The court document said BioSteel products are purchased by 70 per cent of teams in North America’s four major sports leagues, the NHL, NFL, NBA and MLB, and the products are endorsed by a number of high-profile sports figures, including Connor McDavid of the Edmonton Oilers, LPGA golfer Brooke Henderson, tennis player Eugenie Bouchard, Wayne Gretzky, Tyler Seguin of the Dallas Stars, NFL players Ezekiel Elliott and Jalen Ramsey, and New York Yankee Gleyber Torres.

The company released a number of quarterly statements and a fiscal year-end statement on March 31, 2022, that contained errors that overstated revenues for BioSteel, the writ alleged.

According to the lawsuit, on May 10, 2023, Canopy released a “material change report” stating that revenues related to BioSteel “contained material misstatements and would need to be restated.” It said 2022 financial statements needed to “reduce certain revenues” and adjust balance sheet items related to sales in the BioSteel subsidiary and that there were “weaknesses” in internal controls at the company.

Asmaro said in his court filing that after the report was released, stock prices for Canopy were $1.67 on May 9, dropping to $1.62 on May 10 and to $1.39 on May 11, a 17-per-cent loss.

Asmaro said he bought 10,000 shares on Dec. 30, 2022, and held the stock until after the public correction report, after which he “suffered an economic loss.”
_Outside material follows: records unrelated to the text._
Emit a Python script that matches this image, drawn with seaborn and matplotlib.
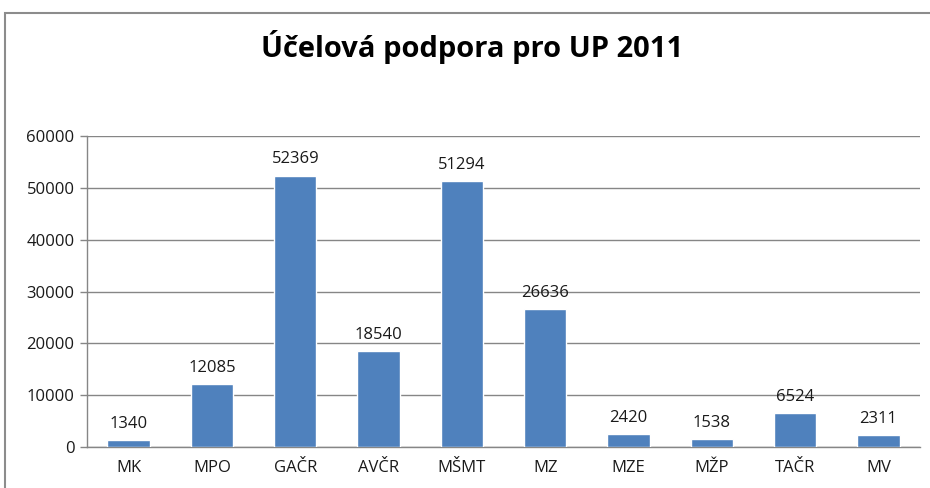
import numpy as np
import pandas as pd
import seaborn as sns
import matplotlib.pyplot as plt
from matplotlib.patches import Rectangle

categories = ["MK", "MPO", "GAČR", "AVČR", "MŠMT", "MZ", "MZE", "MŽP", "TAČR", "MV"]
values = [1340, 12085, 52369, 18540, 51294, 26636, 2420, 1538, 6524, 2311]
title = "Účelová podpora pro UP 2011"

df = pd.DataFrame({"resort": categories, "podpora": values})

sns.set_style("white")
plt.rcParams["font.family"] = ["Open Sans", "DejaVu Sans"]

grid_col = "#868686"
txt_col = "#1a1a1a"
fig = plt.figure(figsize=(9.3, 4.88), dpi=100)
ax = fig.add_axes([87 / 930, 1 - 447 / 488, 833 / 930, 311 / 488])

sns.barplot(data=df, x="resort", y="podpora", color="#4F81BD", width=0.51,
            saturation=1, ax=ax, zorder=3)
ax.bar_label(ax.containers[0], fmt="%d", padding=6, fontsize=12, color=txt_col)

ax.set_xlim(-0.5, len(categories) - 0.5)
ax.set_ylim(0, 60000)
ax.set_yticks(np.arange(0, 60001, 10000))
ax.set_xlabel("")
ax.set_ylabel("")
ax.yaxis.grid(True, color=grid_col, linewidth=1)
ax.set_axisbelow(True)

ax.set_xticks(np.arange(-0.5, len(categories)), minor=True)
ax.tick_params(axis="x", which="major", length=0, pad=9, labelsize=12, labelcolor=txt_col)
ax.tick_params(axis="x", which="minor", length=5, color=grid_col, width=1)
ax.tick_params(axis="y", length=5, color=grid_col, width=1, labelsize=12,
               labelcolor=txt_col, pad=4, left=True)

for s in ["top", "right"]:
    ax.spines[s].set_visible(False)
for s in ["left", "bottom"]:
    ax.spines[s].set_color(grid_col)
    ax.spines[s].set_linewidth(1)

fig.text(472 / 930, 1 - 47 / 488, title, ha="center", va="center",
         fontsize=21, fontweight="bold", color="black")

fig.patches.append(Rectangle((5 / 930, -0.1), 1.2, 1.1 - 13 / 488,
                             transform=fig.transFigure, fill=False,
                             edgecolor="#8c8c8c", linewidth=1.5))

fig.savefig("out.png", dpi=100)
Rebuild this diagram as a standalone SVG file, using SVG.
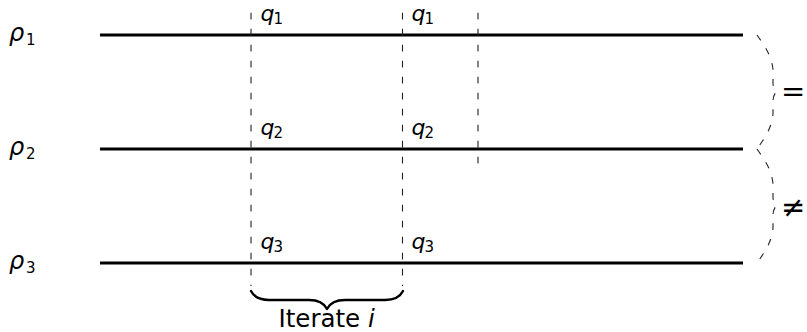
<svg xmlns="http://www.w3.org/2000/svg" width="807" height="332" viewBox="0 0 807 332">
<style>
.m{font-family:"DejaVu Sans",sans-serif;font-style:oblique;font-size:22px;fill:#000}
.r{font-family:"DejaVu Sans",sans-serif;font-style:oblique;font-size:24px;fill:#000}
.s{font-family:"DejaVu Sans",sans-serif;font-style:normal;font-size:15px;fill:#000}
.t{font-family:"DejaVu Sans",sans-serif;font-size:24.5px;fill:#000}
.op{font-family:"DejaVu Sans",sans-serif;font-size:29px;fill:#000}
.wire{stroke:#000;stroke-width:2.8;fill:none}
.dash{stroke:#222;stroke-width:1.1;stroke-dasharray:6.7 9.3;fill:none}
.brace{stroke:#000;stroke-width:2.4;fill:none;stroke-linecap:round;stroke-linejoin:round}
</style>
<g id="connectors">
<line class="wire" x1="100" y1="35" x2="743" y2="35"/>
<line class="wire" x1="100" y1="149" x2="743" y2="149"/>
<line class="wire" x1="100" y1="263" x2="743" y2="263"/>
<line class="dash" x1="251" y1="12.7" x2="251" y2="286"/>
<line class="dash" x1="402.5" y1="12.7" x2="402.5" y2="286"/>
<line class="dash" x1="478" y1="12.7" x2="478" y2="166"/>
<path class="dash" d="M757,35 C764,45 772,56 773,70 L773,84 C773.5,88 775,91 776.5,92 C775,93 773.5,96 773,100 L773,114 C772,128 764,139 757,149"/>
<path class="dash" d="M757,149 C764,159 772,170 773,184 L773,198 C773.5,202 775,205 776.5,206 C775,207 773.5,210 773,214 L773,228 C772,242 764,253 757,263"/>
<path class="brace" d="M251,291 C253.7,296.4 260,300 269,300 L309,300 C318,300 324.3,303.6 327,309 C329.7,303.6 336,300 345,300 L385,300 C394,300 400.3,296.4 403,291"/>
</g>
<g id="rho1"><text class="r" x="9" y="40.5">ρ</text><text class="s" x="26" y="44.5">1</text></g>
<g id="rho2"><text class="r" x="9" y="154.5">ρ</text><text class="s" x="26" y="158.5">2</text></g>
<g id="rho3"><text class="r" x="9" y="268.5">ρ</text><text class="s" x="26" y="272.5">3</text></g>
<g id="q1a"><text class="m" x="260.5" y="20.5">q</text><text class="s" x="273.5" y="24">1</text></g>
<g id="q1b"><text class="m" x="411.5" y="20.5">q</text><text class="s" x="424.5" y="24">1</text></g>
<g id="q2a"><text class="m" x="260.5" y="134.5">q</text><text class="s" x="273.5" y="138">2</text></g>
<g id="q2b"><text class="m" x="411.5" y="134.5">q</text><text class="s" x="424.5" y="138">2</text></g>
<g id="q3a"><text class="m" x="260.5" y="248.5">q</text><text class="s" x="273.5" y="252">3</text></g>
<g id="q3b"><text class="m" x="411.5" y="248.5">q</text><text class="s" x="424.5" y="252">3</text></g>
<g id="eq"><text class="op" x="781" y="100.5">=</text></g>
<g id="neq"><text class="op" x="781" y="217">≠</text></g>
<g id="label"><text class="t" x="278.5" y="327">Iterate <tspan font-style="oblique">i</tspan></text></g>
</svg>
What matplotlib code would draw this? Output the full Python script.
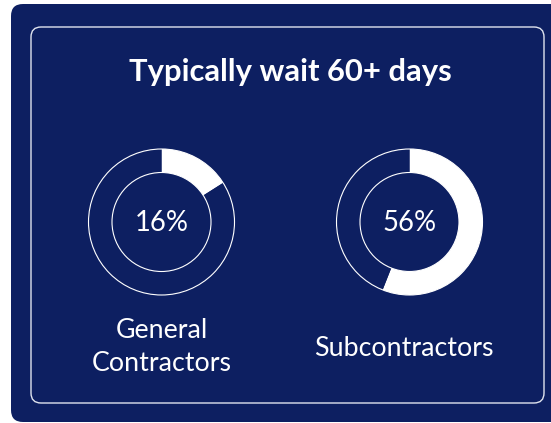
import matplotlib
matplotlib.use("Agg")
import matplotlib.pyplot as plt
from matplotlib.patches import FancyBboxPatch, Circle

plt.rcParams['font.family'] = ['Lato', 'DejaVu Sans']

title = "Typically wait 60+ days"
groups = ["General\nContractors", "Subcontractors"]
shares = [16, 56]

NAVY = '#0d1f61'
W, H = 551, 423

fig = plt.figure(figsize=(W / 100, H / 100), dpi=100)
fig.patch.set_facecolor('white')
ax = fig.add_axes([0, 0, 1, 1])

def Y(y):
    # pixel row (top down) -> data y (bottom up)
    return H - y

# outer navy card, runs past the right edge
ax.add_patch(FancyBboxPatch((11 + 12, Y(422) + 12), 600, 418 - 24,
                            boxstyle="round,pad=12", fc=NAVY, ec='none', zorder=0))
# inner outlined panel
ax.add_patch(FancyBboxPatch((31 + 10, Y(403) + 10), 513 - 20, 376 - 20,
                            boxstyle="round,pad=10", fc='none', ec='#dfe3ee',
                            lw=1.0, zorder=1))

ax.text(290, Y(72), title, ha='center', va='center', color='white',
        fontsize=22.3, fontweight='bold')

centers = [(161.5, Y(222)), (409.5, Y(222))]
r_out, r_in = 73, 49.5
label_y = [Y(347), Y(349)]
for (cx, cy), pct, name, ly in zip(centers, shares, groups, label_y):
    ax.pie([pct, 100 - pct], colors=['white', NAVY], startangle=90,
           counterclock=False, radius=r_out, center=(cx, cy), frame=True,
           wedgeprops=dict(width=r_out - r_in, linewidth=0))
    ax.add_patch(Circle((cx, cy), r_out, fc='none', ec='white', lw=0.8, zorder=3))
    ax.add_patch(Circle((cx, cy), r_in, fc='none', ec='white', lw=0.8, zorder=3))
    ax.text(cx, cy - 1, f"{pct}%", ha='center', va='center', color='white',
            fontsize=19.8)
    ax.text(cx - (6 if '\n' not in name else 0), ly, name, ha='center',
            va='center', color='white', fontsize=19.3, linespacing=1.38)

ax.set_xlim(0, W)
ax.set_ylim(0, H)
ax.set_aspect('equal')
ax.axis('off')

plt.savefig('out.png', dpi=100, facecolor='white')
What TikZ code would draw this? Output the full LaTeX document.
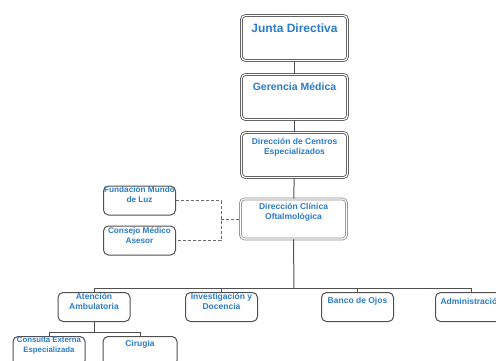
\documentclass[tikz,border=0pt]{standalone}
\usepackage{fontspec}
\setmainfont{Liberation Sans}
\usetikzlibrary{positioning}
\definecolor{OrgBlue}{HTML}{2B7BC9}
\definecolor{LineDark}{HTML}{505050}
\definecolor{EdgeSoft}{HTML}{8C8C8C}
\tikzset{
  topbox/.style={rectangle, rounded corners=4pt, draw=LineDark, double=white,
             double distance=1.1pt, line width=0.8pt, fill=white,
             minimum width=106pt, minimum height=45pt, inner sep=0pt},
  unitbox/.style={rectangle, rounded corners=5pt, draw=LineDark, line width=1pt,
             fill=white, minimum width=72pt, minimum height=29pt, inner sep=0pt},
  lbl/.style={text=OrgBlue, align=center, inner sep=0pt,
             font=\bfseries\fontsize{8.5}{10}\selectfont},
  link/.style={draw=LineDark, line width=1pt},
  advlink/.style={draw=LineDark!85, line width=1pt, dash pattern=on 3pt off 2pt},
}
\begin{document}
\begin{tikzpicture}[x=1pt, y=-1pt]
\useasboundingbox (0,0) rectangle (496,360);
\clip (0,0) rectangle (496,360);
% connectors first, boxes on top
\coordinate (bus) at (294,288);
\coordinate (subbus) at (94,332);
\coordinate (join) at (221,219);
% boxes of the main line
\node[topbox] (junta) at (294.5,38) {};
\node[topbox] (gerencia) at (294.5,97) {};
\node[topbox] (centros) at (294.5,155) {};
\node[topbox, draw=EdgeSoft, minimum height=40pt] (clinica) at (293.5,219) {};
% advisory boxes
\node[unitbox] (fundacion) at (139.5,200.5) {};
\node[unitbox] (consejo) at (139.5,240.5) {};
% units
\node[unitbox] (atencion) at (94,307) {};
\node[unitbox] (investigacion) at (221.5,307) {};
\node[unitbox] (banco) at (357.5,307) {};
\node[unitbox] (admin) at (471.5,307) {};
\node[unitbox] (consulta) at (49,351) {};
\node[unitbox, minimum width=74pt] (cirugia) at (140,351) {};
% connectors
\draw[link] (junta) -- (gerencia);
\draw[link] (gerencia) -- (centros);
\draw[link] (centros) -- (clinica);
\draw[link] (clinica.south) -- (bus);
\draw[link] (atencion.north) |- (bus);
\draw[link] (investigacion.north) |- (bus);
\draw[link] (banco.north) |- (bus);
\draw[link] (admin.north) |- (bus);
\draw[link] (atencion.south) -- (subbus);
\draw[link] (consulta.north) |- (subbus);
\draw[link] (cirugia.north) |- (subbus);
\draw[advlink] (fundacion.east) -| (join) |- (consejo.east);
\draw[advlink] (join) -- (clinica.west);
% labels
\node[lbl, font=\bfseries\fontsize{12}{14}\selectfont] (junta-t) at ([yshift=-13pt]junta.north) {Junta Directiva};
\node[lbl, font=\bfseries\fontsize{10.5}{12}\selectfont] (gerencia-t) at ([yshift=-13pt]gerencia.north) {Gerencia Médica};
\node[lbl] (centros-t) at ([yshift=-15pt]centros.north) {Dirección de Centros\\Especializados};
\node[lbl] (clinica-t) at ([yshift=-14pt]clinica.north) {Dirección Clínica\\Oftalmológica};
\node[lbl, font=\bfseries\fontsize{8.2}{9.5}\selectfont] (fundacion-t) at ([yshift=-9pt]fundacion.north) {Fundación Mundo\\de Luz};
\node[lbl, font=\bfseries\fontsize{8.2}{9.5}\selectfont] (consejo-t) at ([yshift=-10pt]consejo.north) {Consejo Médico\\Asesor};
\node[lbl] (atencion-t) at ([yshift=-9pt]atencion.north) {Atención\\Ambulatoria};
\node[lbl] (investigacion-t) at ([yshift=-9pt]investigacion.north) {Investigación y\\Docencia};
\node[lbl] (banco-t) at ([yshift=-9pt]banco.north) {Banco de Ojos};
\node[lbl] (admin-t) at ([yshift=-9pt]admin.north) {Administración};
\node[lbl, font=\bfseries\fontsize{7.8}{9.5}\selectfont] (consulta-t) at ([yshift=-9.5pt]consulta.north) {Consulta Externa\\Especializada};
\node[lbl] (cirugia-t) at ([yshift=-8pt]cirugia.north) {Cirugia};
\end{tikzpicture}
\end{document}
The civil claim names as defendants Canopy Growth Corp., CEO David Klein and CFO Judy Hong, because both executives signed a certificate in the fiscal year end stating 2022 filings were “fairly stated” and “did not have any untrue statements of material fact.”

“They had direct responsibility for ensuring the accuracy of the financial statements,” the writ said.

The class-action would be open to anyone who bought Canopy securities between Aug. 6, 2021, and May 10, 2023, the court filing said.

The company on Thursday released fourth-quarter earnings and acknowledged it had found “material misstatements” related to some BioSteel sales and “material weaknesses” in its financial reporting protocols that would lead to personnel changes. Canopy said its fourth-quarter net loss amounted to $648 million, $59 million more than the loss it incurred a year earlier.

The company’s net revenue for the period ended March 31 totalled $88 million, 14 per cent lower than the revenue reported a year before.

The earnings come as Canopy has been consolidating its cultivation across several facilities and after it revealed in February that it will cut 800 staff.

Shares of Canopy Growth are down 82 per cent over the past 12 months, Marketwatch reported.